If you look closely at the uniforms in the photos, none of these are commissioned officers.
Therefore--while keeping themselves annonymous is smart to keep themselves out of trouble, they are not violating any laws or their oath to support and defend the Constitution.
I believe Article 92 of the UCMJ is used in these cases.
I agree. There are the political and corporate elites who want an end to all privacy so that it will shut down the Jeffersonian instincts that made our country great, but now makes the elites squirm. When everything you say is public it stifles freedom of speech. Had it all been public then our 1776 would have never occurred.

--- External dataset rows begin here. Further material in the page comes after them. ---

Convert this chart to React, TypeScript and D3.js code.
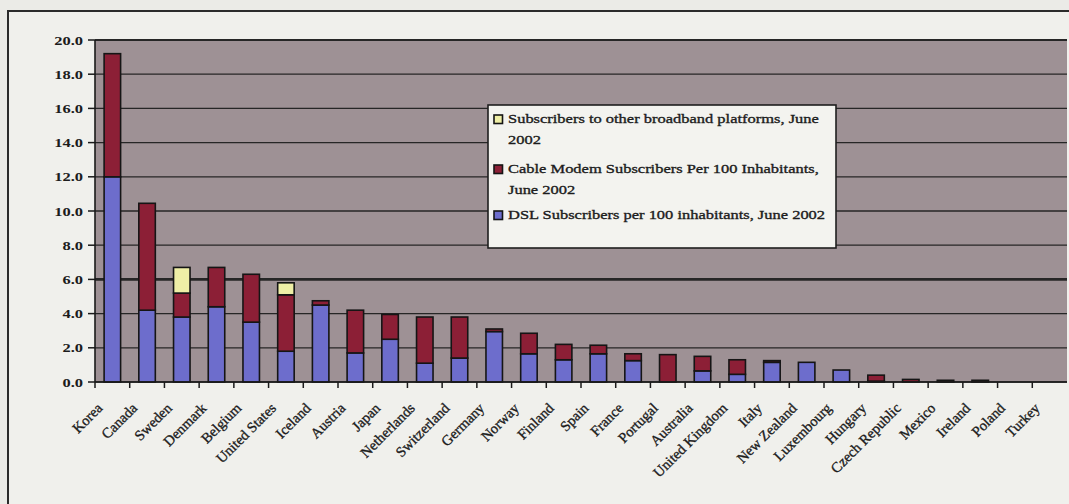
import React from "react";
import * as d3 from "d3";

// Broadband penetration by OECD country, June 2002 (subscribers per 100 inhabitants)
const countries = [
  "Korea", "Canada", "Sweden", "Denmark", "Belgium", "United States", "Iceland",
  "Austria", "Japan", "Netherlands", "Switzerland", "Germany", "Norway", "Finland",
  "Spain", "France", "Portugal", "Australia", "United Kingdom", "Italy",
  "New Zealand", "Luxembourg", "Hungary", "Czech Republic", "Mexico", "Ireland",
  "Poland", "Turkey",
];

const dslValues = [
  12.0, 4.2, 3.8, 4.4, 3.5, 1.8, 4.5, 1.7, 2.5, 1.1, 1.4, 2.95, 1.65, 1.3,
  1.65, 1.25, 0.0, 0.65, 0.45, 1.15, 1.15, 0.7, 0.05, 0.0, 0.0, 0.0, 0.0, 0.0,
];

const cableValues = [
  7.2, 6.25, 1.4, 2.3, 2.8, 3.3, 0.25, 2.5, 1.45, 2.7, 2.4, 0.15, 1.2, 0.9,
  0.5, 0.4, 1.6, 0.85, 0.85, 0.1, 0.0, 0.0, 0.35, 0.15, 0.1, 0.1, 0.0, 0.0,
];

const otherValues = [
  0.0, 0.0, 1.5, 0.0, 0.0, 0.7, 0.0, 0.0, 0.0, 0.0, 0.0, 0.0, 0.0, 0.0,
  0.0, 0.0, 0.0, 0.0, 0.0, 0.0, 0.0, 0.0, 0.0, 0.0, 0.0, 0.0, 0.0, 0.0,
];

const yTicks = [0, 2, 4, 6, 8, 10, 12, 14, 16, 18, 20];

const seriesKeys = ["dsl", "cable", "other"];
const seriesColors: Record<string, string> = {
  dsl: "#6d6dcc",
  cable: "#8c1f36",
  other: "#efefa6",
};

const legendEntries = [
  { key: "other", lines: ["Subscribers to other broadband platforms, June", "2002"] },
  { key: "cable", lines: ["Cable Modem Subscribers Per 100 Inhabitants,", "June 2002"] },
  { key: "dsl", lines: ["DSL Subscribers per 100 inhabitants, June 2002"] },
];

const W = 1069;
const H = 504;
const plot = { left: 95, right: 1067, top: 40, bottom: 382 };
const FONT = "'Liberation Serif', 'DejaVu Serif', serif";
const FS = 13.5;
const SX = 1.22; // horizontal stretch of the lettering

export default function App() {
  const rows = countries.map((c, i) => ({
    country: c,
    dsl: dslValues[i],
    cable: cableValues[i],
    other: otherValues[i],
  }));

  const x = d3
    .scaleBand<string>()
    .domain(countries)
    .range([plot.left, plot.right])
    .paddingInner(0.525)
    .paddingOuter(0.2625);

  const xb = d3.scaleBand<string>().domain(countries).range([plot.left, plot.right]);

  const y = d3.scaleLinear().domain([0, 20]).range([plot.bottom, plot.top]);

  const stacked = d3.stack<any>().keys(seriesKeys)(rows);

  const textFill = "#1c1c1c";

  return (
    <svg
      width={W}
      height={H}
      style={{ position: "absolute", left: 0, top: 0 }}
      xmlns="http://www.w3.org/2000/svg"
    >
      <rect x={0} y={0} width={W} height={H} fill="#ebebe7" />
      <rect x={8} y={11} width={W} height={H} fill="#f0f0ec" stroke="#2b2b2b" strokeWidth={2} />

      {/* plot area */}
      <rect
        x={plot.left}
        y={plot.top}
        width={plot.right - plot.left}
        height={plot.bottom - plot.top}
        fill="#9e9195"
      />

      {/* gridlines */}
      {yTicks.map((t) => (
        <line
          key={"g" + t}
          x1={plot.left}
          x2={plot.right}
          y1={y(t)}
          y2={y(t)}
          stroke="#262626"
          strokeWidth={t === 6 ? 2.6 : t === 20 ? 1.8 : 1.3}
        />
      ))}

      {/* stacked bars */}
      {stacked.map((layer) =>
        layer.map((d, i) => {
          const h = y(d[0]) - y(d[1]);
          if (h <= 0) return null;
          return (
            <rect
              key={layer.key + i}
              x={x(countries[i])}
              y={y(d[1])}
              width={x.bandwidth()}
              height={h}
              fill={seriesColors[layer.key]}
              stroke="#151515"
              strokeWidth={1.6}
            />
          );
        })
      )}

      {/* y axis */}
      <line x1={plot.left} x2={plot.left} y1={plot.top} y2={plot.bottom} stroke="#1a1a1a" strokeWidth={1.6} />
      {yTicks.map((t) => (
        <g key={"yt" + t}>
          <line x1={plot.left - 7} x2={plot.left} y1={y(t)} y2={y(t)} stroke="#1a1a1a" strokeWidth={1.5} />
          <text
            transform={`translate(${plot.left - 12},${y(t) + 4.5}) scale(${SX},1)`}
            textAnchor="end"
            fontFamily={FONT}
            fontSize={FS}
            fontWeight="bold"
            fill={textFill}
          >
            {t.toFixed(1)}
          </text>
        </g>
      ))}

      {/* x axis */}
      <line x1={plot.left} x2={plot.right} y1={plot.bottom} y2={plot.bottom} stroke="#1a1a1a" strokeWidth={1.6} />
      {countries.map((c) => (
        <line
          key={"xt" + c}
          x1={xb(c)!}
          x2={xb(c)!}
          y1={plot.bottom}
          y2={plot.bottom + 6}
          stroke="#1a1a1a"
          strokeWidth={1.5}
        />
      ))}
      {countries.map((c) => {
        const cx = xb(c)! + xb.bandwidth() / 2;
        return (
          <text
            key={"xl" + c}
            transform={`translate(${cx - 9},${plot.bottom + 27}) rotate(-45)`}
            textAnchor="end"
            fontFamily={FONT}
            fontSize={14.5}
            fill={textFill}
            stroke={textFill}
            strokeWidth={0.35}
          >
            {c}
          </text>
        );
      })}

      {/* legend */}
      <rect x={488} y={105} width={348} height={143} fill="#f3f3ef" stroke="#1e1e1e" strokeWidth={1.6} />
      {legendEntries.map((e, k) => {
        const baselines = [[123, 144], [173, 194], [219]][k];
        return (
          <g key={"lg" + e.key}>
            <rect
              x={494}
              y={baselines[0] - 8}
              width={8.5}
              height={8.5}
              fill={seriesColors[e.key]}
              stroke="#151515"
              strokeWidth={1.6}
            />
            {e.lines.map((ln, j) => (
              <text
                key={j}
                transform={`translate(508,${baselines[j]}) scale(${SX},1)`}
                fontFamily={FONT}
                fontSize={FS}
                fill={textFill}
                stroke={textFill}
                strokeWidth={0.35}
              >
                {ln}
              </text>
            ))}
          </g>
        );
      })}
    </svg>
  );
}
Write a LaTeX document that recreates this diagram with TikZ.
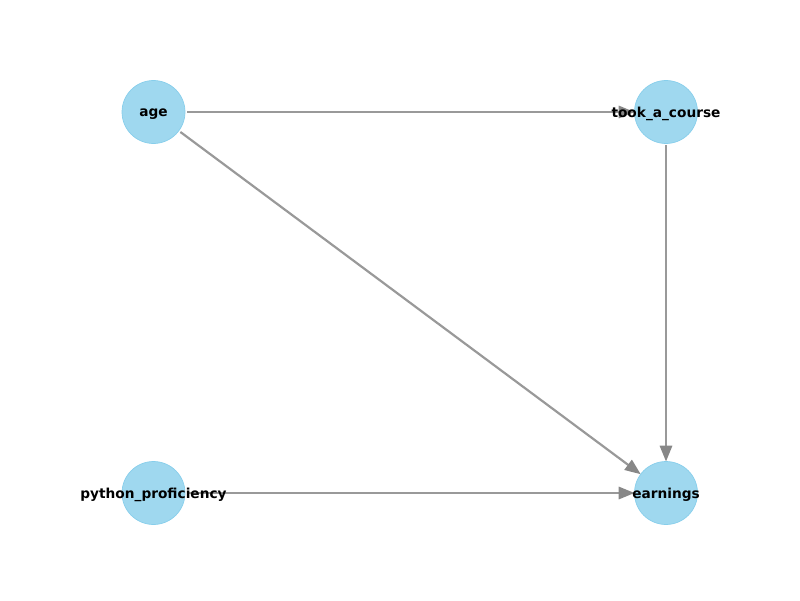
\documentclass[tikz,border=0pt]{standalone}
\usepackage{fontspec}
\newfontfamily\labelfont{DejaVu Sans}
\usetikzlibrary{positioning,arrows.meta,backgrounds}
\definecolor{skyblue}{RGB}{135,206,235}
\tikzset{
    on grid,
    node distance=3cm,
    varnode/.style = {
        draw=skyblue,
        fill=skyblue!80,
        shape=circle,
        minimum size=1.26cm,
        inner sep=0pt,
        outer sep=0pt,
        line width=0.4pt
    },
    varname/.style = {
        font=\labelfont\bfseries\fontsize{7.8}{9}\selectfont,
        inner sep=0pt,
        yshift=-0.04cm
    },
    causal/.style = {
        draw=black!40,
        line width=1.25pt,
        shorten <=0.04cm
    },
    >={Triangle[length=9pt,width=7pt,color=black!47]},
}

\begin{document}
\begin{tikzpicture}
            \useasboundingbox (0,0) rectangle (16,12);
            \node[varnode, label={[varname]center:age}] (age) at (3.07,9.76) {};
            \node[varnode, label={[varname]center:took\_a\_course}, right=10.25cm of age] (took) {};
            \node[varnode, label={[varname]center:python\_proficiency}, below=7.62cm of age] (python) {};
            \node[varnode, label={[varname]center:earnings}, right=10.25cm of python] (earnings) {};

            \begin{pgfonlayer}{background}
            \path[causal, ->] (age) -- (took);
            \path[causal, ->] (age) -- (earnings);
            \path[causal, ->] (took) -- (earnings);
            \path[causal, ->] (python) -- (earnings);
            \end{pgfonlayer}
        \end{tikzpicture}
\end{document}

Should commissioned officers have used contemptuous words against McNamara and LBJ who laughed when they misrepresented the aggression of the North Vietnamese in the Gulf of Tonkin incident, so as to falsely justify the need to expand the Vietnam War? My growing concern is the growing lack of institutional ethics.
The youth today have not yet lived long enough to become as cynical of the crooked politics, unethical governmental ambitions and the lack integrity as have many. Hopefully they will.